I have to put myself in a good mental situation before I do any artwork, or it’s just not coming out of enjoyment. So, when you get a piece of art of mine, it’s a labor of love.
That’s a lot to sacrifice.
LP: That’s when they ask you, how dedicated are you? How many years have you given? If you want to be a writer, a journalist, let me know in 40 or 50 years how many years you’ve put into that, and then we’ll see. We’ll see if you were dedicated or just fucking around. Because you do see a lot of people in art like that. These street artists, like, what were you doing two years ago? Well, two years ago I was a DJ, but now I’m an artist.
Why do you think certain people are so dedicated to their craft?

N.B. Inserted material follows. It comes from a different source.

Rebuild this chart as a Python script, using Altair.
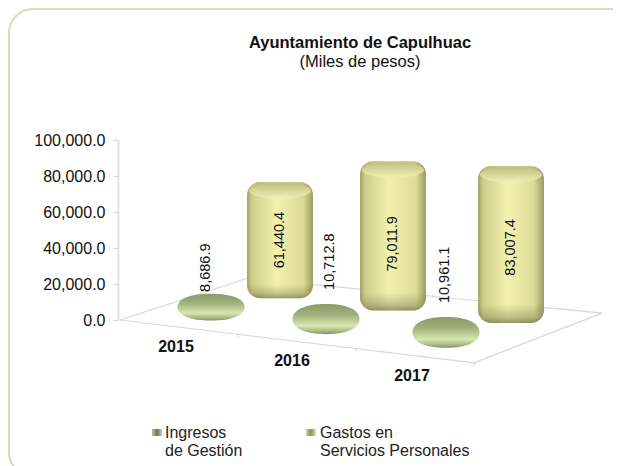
import altair as alt
import pandas as pd

years = ["2015", "2016", "2017"]
ingresos = [8686.9, 10712.8, 10961.1]
gastos = [61440.4, 79011.9, 83007.4]
axis_ticks = [0, 20000, 40000, 60000, 80000, 100000]
legend_line1 = ["Ingresos", "Gastos en"]
legend_line2 = ["de Gestión", "Servicios Personales"]

# ---- layout constants (page pixels) ----
LEFT, TOP = 118, 140
PX_PER_UNIT = 180 / 100000
WIDTH = 613 - LEFT
HEIGHT = 180
PAD = {"left": LEFT - 8, "top": TOP - 8, "right": 0, "bottom": 466 - TOP - HEIGHT}
CYL_NUDGE = [5, 0, 0]
DISC_NUDGE = [0, -3, -1]
DISC_LABEL_DX = [-5, 4, -1]
DISC_LABEL_LIFT = [2, 14, 14]
CYL_LABEL_SHIFT = [0, -8, -3]
LEGEND_TEXT_X = [165, 320]
LEGEND_SWATCH_X = [152, 306]


def proj(u, v):
    """floor coords -> (x chart units, y value units)"""
    px = 2 + 118 * u + 128 * v
    py = 14.3 * u - 42 * v - 2.6 * u * v
    return px, -py / PX_PER_UNIT


X = alt.Scale(domain=[0, WIDTH], range=[0, WIDTH], nice=False, zero=False)
Y = alt.Scale(domain=[0, 100000], range=[HEIGHT, 0], nice=False, zero=False)
AXIS = alt.Axis(
    values=axis_ticks, format=",.1f", title=None, grid=False,
    domainColor="#e2e2e2", domainWidth=2, tickColor="#d8d8c4", tickSize=5, tickWidth=1.2,
    labelFont="Liberation Sans", labelFontSize=16, labelColor="#111111", labelPadding=8)


def xq(f):
    return alt.X(f, type="quantitative", scale=X, axis=None)


def yq(f):
    return alt.Y(f, type="quantitative", scale=Y, axis=AXIS)


def ell(ratio, k=0.5523):
    r = ratio
    return (f"M-1,0C-1,{-k*r:.3f},{-k:.3f},{-r:.3f},0,{-r:.3f}C{k:.3f},{-r:.3f},1,{-k*r:.3f},1,0"
            f"C1,{k*r:.3f},{k:.3f},{r:.3f},0,{r:.3f}C{-k:.3f},{r:.3f},-1,{k*r:.3f},-1,0Z")


U = 1 / PX_PER_UNIT
CYL_W = 66
DISC_W = 67
CAP_RATIO = 0.25
PERSPECTIVE = 1.05

cyl, disc = [], []
for i, y in enumerate(years):
    cx, base = proj(i + 0.5, 0.75)
    cx += CYL_NUDGE[i]
    bottom = base - 3.5 * U
    top = bottom + gastos[i] * PERSPECTIVE
    cyl.append(dict(year=y, value=gastos[i], x=cx, x0=cx - CYL_W / 2, x1=cx + CYL_W / 2,
                    y0=bottom, y1=top,
                    cap=top - (CYL_W - 4) / 2 * CAP_RATIO * U - 1 * U,
                    mid=(bottom + top) / 2 + CYL_LABEL_SHIFT[i] * U,
                    label=f"{gastos[i]:,.1f}"))
    dx, dbase = proj(i + 0.5, 0.25)
    dx += DISC_NUDGE[i]
    h = ingresos[i] * PX_PER_UNIT + 11
    cy = dbase + ingresos[i] / 2 + 1.3 * U
    ptop = cy + h / 2 * U
    disc.append(dict(year=y, value=ingresos[i], x=dx, y=cy,
                     shape=ell(h / DISC_W, 0.62), top=ptop + DISC_LABEL_LIFT[i] * U,
                     lx=dx + DISC_LABEL_DX[i], label=f"{ingresos[i]:,.1f}"))
cyl = pd.DataFrame(cyl)
disc = pd.DataFrame(disc)

floor_pts = [(0, 0), (3, 0), (3, 1), (0, 1), (0, 0)]
floor = pd.DataFrame([{"x": proj(u, v)[0], "y": proj(u, v)[1], "o": n} for n, (u, v) in enumerate(floor_pts)])

floor_ticks = pd.DataFrame([
    {"x": proj(u, 0)[0], "y": proj(u, 0)[1], "y2": proj(u, 0)[1] - 2.5 * U} for u in (1, 2, 3)
])

year_pos = pd.DataFrame([
    {"year": y, "x": proj(i + 0.5, 0)[0] - 3 - (2 if i == 1 else 0), "y": proj(i + 0.5, 0)[1] - 20 * U}
    for i, y in enumerate(years)
])

GOLD = alt.Gradient(gradient="linear", x1=0, x2=1, y1=0, y2=0, stops=[
    alt.GradientStop(offset=0, color="#a3a368"),
    alt.GradientStop(offset=0.08, color="#cfcf8c"),
    alt.GradientStop(offset=0.45, color="#f2f2ae"),
    alt.GradientStop(offset=0.85, color="#dcdc98"),
    alt.GradientStop(offset=1, color="#9c9c62"),
])
SHADE = alt.Gradient(gradient="linear", x1=0, x2=0, y1=0, y2=1, stops=[
    alt.GradientStop(offset=0, color="rgba(130,130,80,0.35)"),
    alt.GradientStop(offset=0.1, color="rgba(130,130,80,0)"),
    alt.GradientStop(offset=0.88, color="rgba(110,110,70,0)"),
    alt.GradientStop(offset=0.96, color="rgba(110,110,70,0.35)"),
    alt.GradientStop(offset=1, color="rgba(90,90,55,0.6)"),
])
CAP = alt.Gradient(gradient="linear", x1=0, x2=0, y1=0, y2=1, stops=[
    alt.GradientStop(offset=0, color="#c0c084"),
    alt.GradientStop(offset=0.6, color="#dcdc9c"),
    alt.GradientStop(offset=1, color="#f0f0b4"),
])
GREEN = alt.Gradient(gradient="linear", x1=0, x2=0, y1=0, y2=1, stops=[
    alt.GradientStop(offset=0, color="#8a9a68"),
    alt.GradientStop(offset=0.35, color="#a0b07c"),
    alt.GradientStop(offset=0.72, color="#d8e6b0"),
    alt.GradientStop(offset=0.9, color="#a9b985"),
    alt.GradientStop(offset=1, color="#7f8e62"),
])
SW_GREEN = alt.Gradient(gradient="linear", x1=0, x2=1, y1=0, y2=0, stops=[
    alt.GradientStop(offset=0, color="#b9c7a0"),
    alt.GradientStop(offset=0.5, color="#69794c"),
    alt.GradientStop(offset=1, color="#c7d5a8"),
])
SW_GOLD = alt.Gradient(gradient="linear", x1=0, x2=1, y1=0, y2=0, stops=[
    alt.GradientStop(offset=0, color="#d0d09a"),
    alt.GradientStop(offset=0.5, color="#8f8f50"),
    alt.GradientStop(offset=1, color="#e6e69c"),
])

base = alt.Chart(pd.DataFrame({"k": [0]}))

frame = base.mark_rect(fillOpacity=0, stroke="#d9d9c6", strokeWidth=2, cornerRadius=24).encode(
    x=alt.value(9 - LEFT), x2=alt.value(700 - LEFT), y=alt.value(9 - TOP), y2=alt.value(476 - TOP)
)

axis_layer = alt.Chart(pd.DataFrame({"v": axis_ticks})).mark_rule(opacity=0).encode(y=yq("v"))

floor_line = alt.Chart(floor).mark_line(color="#d6d6d6", strokeWidth=1.2, clip=False).encode(
    x=xq("x"), y=yq("y"), order="o:Q"
)
ticks = alt.Chart(floor_ticks).mark_rule(color="#d2d2bc", clip=False).encode(
    x=xq("x"), y=yq("y"), y2="y2:Q"
)

cyl_body = alt.Chart(cyl).mark_bar(fill=GOLD, cornerRadius=13, clip=False).encode(
    x=xq("x0"), x2="x1:Q", y=yq("y0"), y2="y1:Q"
)
cyl_shade = alt.Chart(cyl).mark_bar(fill=SHADE, cornerRadius=13, clip=False).encode(
    x=xq("x0"), x2="x1:Q", y=yq("y0"), y2="y1:Q"
)
cyl_cap = alt.Chart(cyl).mark_point(fill=CAP, filled=True, opacity=1, strokeWidth=0, clip=False,
                                    shape=ell(CAP_RATIO), size=(CYL_W - 4) ** 2).encode(
    x=xq("x"), y=yq("cap")
)
cyl_text = alt.Chart(cyl).mark_text(angle=270, font="Liberation Sans", fontSize=14.5, color="#111111", clip=False).encode(
    x=xq("x"), y=yq("mid"), text="label:N"
)

disc_mark = alt.Chart(disc).mark_point(fill=GREEN, filled=True, opacity=1, strokeWidth=0, clip=False,
                                       size=DISC_W ** 2).encode(
    x=xq("x"), y=yq("y"), shape=alt.Shape("shape:N", scale=None, legend=None)
)
disc_text = alt.Chart(disc).mark_text(angle=270, align="left", baseline="middle",
                                      font="Liberation Sans", fontSize=14.5, color="#111111", clip=False).encode(
    x=xq("lx"), y=yq("top"), text="label:N"
)

year_text = alt.Chart(year_pos).mark_text(font="Liberation Sans", fontWeight="bold", fontSize=16, color="#111111", clip=False).encode(
    x=xq("x"), y=yq("y"), text="year:N"
)

title1 = base.mark_text(font="Liberation Sans", fontWeight="bold", fontSize=16.5, color="#111111", align="center").encode(
    x=alt.value(360 - LEFT), y=alt.value(43 - TOP), text=alt.value("Ayuntamiento de Capulhuac")
)
title2 = base.mark_text(font="Liberation Sans", fontSize=16.5, color="#111111", align="center").encode(
    x=alt.value(360 - LEFT), y=alt.value(62 - TOP), text=alt.value("(Miles de pesos)")
)

legend_df = pd.DataFrame({
    "a": legend_line1, "b": legend_line2,
    "x": [v - LEFT for v in LEGEND_TEXT_X],
    "sx": [v - LEFT for v in LEGEND_SWATCH_X],
    "sx2": [v - LEFT + 10 for v in LEGEND_SWATCH_X],
})
leg_a = alt.Chart(legend_df).mark_text(font="Liberation Sans", fontSize=16, align="left", color="#222222", clip=False).encode(
    x=xq("x"), y=alt.value(433 - TOP), text="a:N")
leg_b = alt.Chart(legend_df).mark_text(font="Liberation Sans", fontSize=16, align="left", color="#222222", clip=False).encode(
    x=xq("x"), y=alt.value(451 - TOP), text="b:N")
sw1 = alt.Chart(legend_df.iloc[[0]]).mark_rect(fill=SW_GREEN, clip=False).encode(
    x=xq("sx"), x2="sx2:Q", y=alt.value(429 - TOP), y2=alt.value(436 - TOP))
sw2 = alt.Chart(legend_df.iloc[[1]]).mark_rect(fill=SW_GOLD, clip=False).encode(
    x=xq("sx"), x2="sx2:Q", y=alt.value(429 - TOP), y2=alt.value(436 - TOP))

chart = alt.layer(
    frame, axis_layer, floor_line, ticks, cyl_body, cyl_shade, cyl_cap, disc_mark, cyl_text, disc_text,
    year_text, title1, title2, sw1, sw2, leg_a, leg_b
).properties(
    width=WIDTH, height=HEIGHT, padding=PAD, autosize=alt.AutoSizeParams(type="none"),
    background="white"
).configure_view(stroke=None)

chart.save("out.html", embed_options={"renderer": "svg", "actions": False})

LP: You can say with sarcasm that it’s a curse. Just like certain people are cursed to love food so much they just can’t stop overeating. It’s your destiny or something.
Well, to close out. Do you have any advice out there for other cursed artist out there?
LP: For me, probably the biggest thrill is coming up with something I’ve never seen before. That’s the damn fun of it. Making something original. People think it’s cool to copy. That ain’t cool. Other people came up with something new, you come up with something new. They should teach that at these art schools. I don’t know what they teach, I never went to one.
My whole thing is, never let go of your integrity. Never copy anyone else, never use anyone else’s ideas, and never make something, offer up something, that’s second rate. Because it’s on your record.